━━━ Source excerpt
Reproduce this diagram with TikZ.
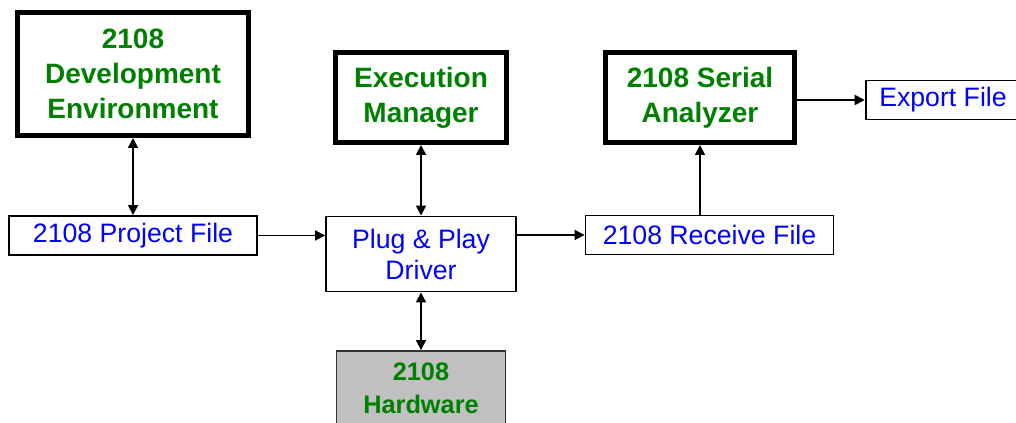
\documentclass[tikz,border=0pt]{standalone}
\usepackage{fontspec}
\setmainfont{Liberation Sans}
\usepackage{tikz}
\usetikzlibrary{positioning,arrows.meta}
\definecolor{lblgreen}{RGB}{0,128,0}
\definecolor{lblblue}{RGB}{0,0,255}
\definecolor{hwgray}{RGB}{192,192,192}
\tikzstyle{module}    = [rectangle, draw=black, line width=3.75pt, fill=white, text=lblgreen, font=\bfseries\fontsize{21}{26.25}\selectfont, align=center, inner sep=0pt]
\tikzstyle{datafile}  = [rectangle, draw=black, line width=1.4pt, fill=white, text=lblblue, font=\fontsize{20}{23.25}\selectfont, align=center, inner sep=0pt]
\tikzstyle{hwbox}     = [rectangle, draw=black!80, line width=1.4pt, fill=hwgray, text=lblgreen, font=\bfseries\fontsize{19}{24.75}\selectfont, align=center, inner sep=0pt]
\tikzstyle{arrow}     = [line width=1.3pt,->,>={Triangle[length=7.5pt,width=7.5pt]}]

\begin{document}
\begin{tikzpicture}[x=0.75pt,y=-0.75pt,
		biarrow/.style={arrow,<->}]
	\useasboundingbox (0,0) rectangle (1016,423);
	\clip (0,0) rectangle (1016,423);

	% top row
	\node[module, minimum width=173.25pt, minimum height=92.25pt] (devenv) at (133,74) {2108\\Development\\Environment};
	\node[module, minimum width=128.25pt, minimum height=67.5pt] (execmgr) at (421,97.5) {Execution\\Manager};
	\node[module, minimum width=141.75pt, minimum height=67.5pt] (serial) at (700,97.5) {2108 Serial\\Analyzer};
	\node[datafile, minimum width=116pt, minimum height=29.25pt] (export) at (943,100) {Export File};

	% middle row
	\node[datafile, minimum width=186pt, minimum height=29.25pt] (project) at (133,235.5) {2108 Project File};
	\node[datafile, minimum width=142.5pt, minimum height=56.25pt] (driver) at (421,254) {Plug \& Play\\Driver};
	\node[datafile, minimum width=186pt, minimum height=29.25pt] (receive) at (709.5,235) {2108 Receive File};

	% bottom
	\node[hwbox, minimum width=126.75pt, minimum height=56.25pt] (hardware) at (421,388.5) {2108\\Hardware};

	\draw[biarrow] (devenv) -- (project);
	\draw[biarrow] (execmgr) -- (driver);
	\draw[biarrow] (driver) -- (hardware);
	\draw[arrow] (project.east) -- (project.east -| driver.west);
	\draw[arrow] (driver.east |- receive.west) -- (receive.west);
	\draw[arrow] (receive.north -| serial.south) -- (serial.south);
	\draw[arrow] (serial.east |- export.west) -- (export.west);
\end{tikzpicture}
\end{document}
━━━━━━
What you should do:
Copy out each line exactly, without the pictures.

Correct output:
Reproduce this diagram with TikZ.
\documentclass[tikz,border=0pt]{standalone}
\usepackage{fontspec}
\setmainfont{Liberation Sans}
\usepackage{tikz}
\usetikzlibrary{positioning,arrows.meta}
\definecolor{lblgreen}{RGB}{0,128,0}
\definecolor{lblblue}{RGB}{0,0,255}
\definecolor{hwgray}{RGB}{192,192,192}
\tikzstyle{module}    = [rectangle, draw=black, line width=3.75pt, fill=white, text=lblgreen, font=\bfseries\fontsize{21}{26.25}\selectfont, align=center, inner sep=0pt]
\tikzstyle{datafile}  = [rectangle, draw=black, line width=1.4pt, fill=white, text=lblblue, font=\fontsize{20}{23.25}\selectfont, align=center, inner sep=0pt]
\tikzstyle{hwbox}     = [rectangle, draw=black!80, line width=1.4pt, fill=hwgray, text=lblgreen, font=\bfseries\fontsize{19}{24.75}\selectfont, align=center, inner sep=0pt]
\tikzstyle{arrow}     = [line width=1.3pt,->,>={Triangle[length=7.5pt,width=7.5pt]}]

\begin{document}
\begin{tikzpicture}[x=0.75pt,y=-0.75pt,
		biarrow/.style={arrow,<->}]
	\useasboundingbox (0,0) rectangle (1016,423);
	\clip (0,0) rectangle (1016,423);

	% top row
	\node[module, minimum width=173.25pt, minimum height=92.25pt] (devenv) at (133,74) {2108\\Development\\Environment};
	\node[module, minimum width=128.25pt, minimum height=67.5pt] (execmgr) at (421,97.5) {Execution\\Manager};
	\node[module, minimum width=141.75pt, minimum height=67.5pt] (serial) at (700,97.5) {2108 Serial\\Analyzer};
	\node[datafile, minimum width=116pt, minimum height=29.25pt] (export) at (943,100) {Export File};

	% middle row
	\node[datafile, minimum width=186pt, minimum height=29.25pt] (project) at (133,235.5) {2108 Project File};
	\node[datafile, minimum width=142.5pt, minimum height=56.25pt] (driver) at (421,254) {Plug \& Play\\Driver};
	\node[datafile, minimum width=186pt, minimum height=29.25pt] (receive) at (709.5,235) {2108 Receive File};

	% bottom
	\node[hwbox, minimum width=126.75pt, minimum height=56.25pt] (hardware) at (421,388.5) {2108\\Hardware};

	\draw[biarrow] (devenv) -- (project);
	\draw[biarrow] (execmgr) -- (driver);
	\draw[biarrow] (driver) -- (hardware);
	\draw[arrow] (project.east) -- (project.east -| driver.west);
	\draw[arrow] (driver.east |- receive.west) -- (receive.west);
	\draw[arrow] (receive.north -| serial.south) -- (serial.south);
	\draw[arrow] (serial.east |- export.west) -- (export.west);
\end{tikzpicture}
\end{document}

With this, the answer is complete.